Skippy is a precocious rich kid, the son of a doctor during the Great Depression, who likes to spend his time in Shantytown, despite his father's wishes. Skippy's father, for the sake of public health and safety, is directing the city Board of Health to evict the residents of Shantytown. Skippy, for the most part, gets along better with the residents of Shantytown than he does with his own schoolmates from the right side of the tracks. A run-in with a Shantytown bully and his dog-catcher father leads to Skippy's new friend's dog being taken to the pound, and the boys have to scramble to get the fee before the dog is put down.
The film is carried on the shoulders of 9-year-old star Jackie Cooper, still the youngest actor to ever be nominated for a lead Actor/Actress Oscar. Most of the rest of the characters are the kids that Skippy hangs out with, so most of the cast are also child actors. This leads to an interesting contrast with Cimarron. The child actors were too young to have learned acting habits for silent films and stage that don't really work for movies with sound, so the acting across the board is more natural than in Cimarron. However, being children, they had not really had time to master their craft, so, other than the natural talent and appeal of Cooper, the acting in the film still cannot be said to be particularly good. In this film, however, if the actors are too loud at times, it is because of the child's tendency to say things louder when they are important, rather than over-enunciation due to and outdated acting style.

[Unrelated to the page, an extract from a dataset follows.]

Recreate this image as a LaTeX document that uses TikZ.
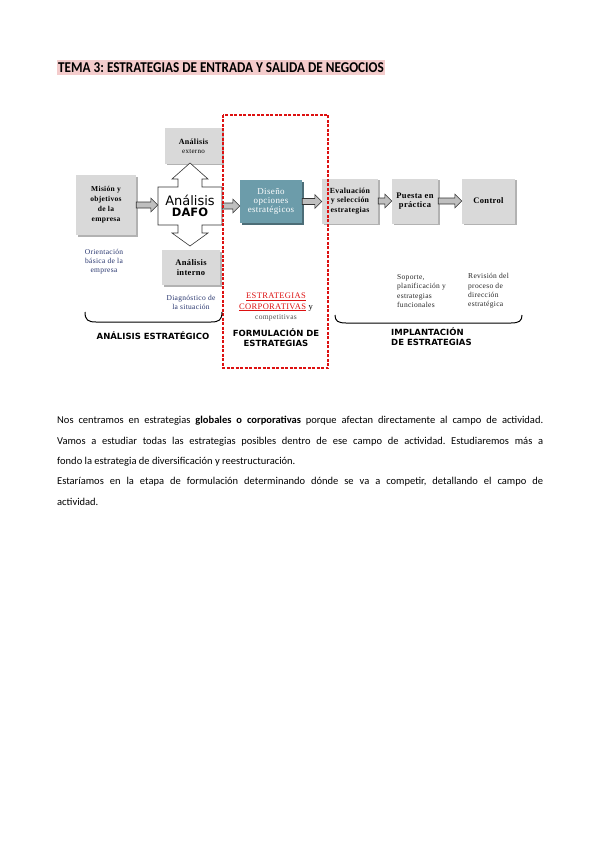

Skippy was based on a popular comic strip of the time, so its story is every bit as slight as Cimarron's was overwrought. It has remarkable insight into the mind and activities of a child - all the more remarkable considering the fact that it was directed by a man with the cruelty to tell his young star (and nephew) that his dog was going to be shot in order to make him cry for a scene. Beyond that, however, the story doesn't have much substance - a few gags as the kids go about their daily lives (none of which, apparently, involves going to school), a couple of manipulative tearjerker scenes, and an ending that is completely implausible. In short, the film is cute, but dated, and it has very little to recommend other than Jackie Cooper's performance.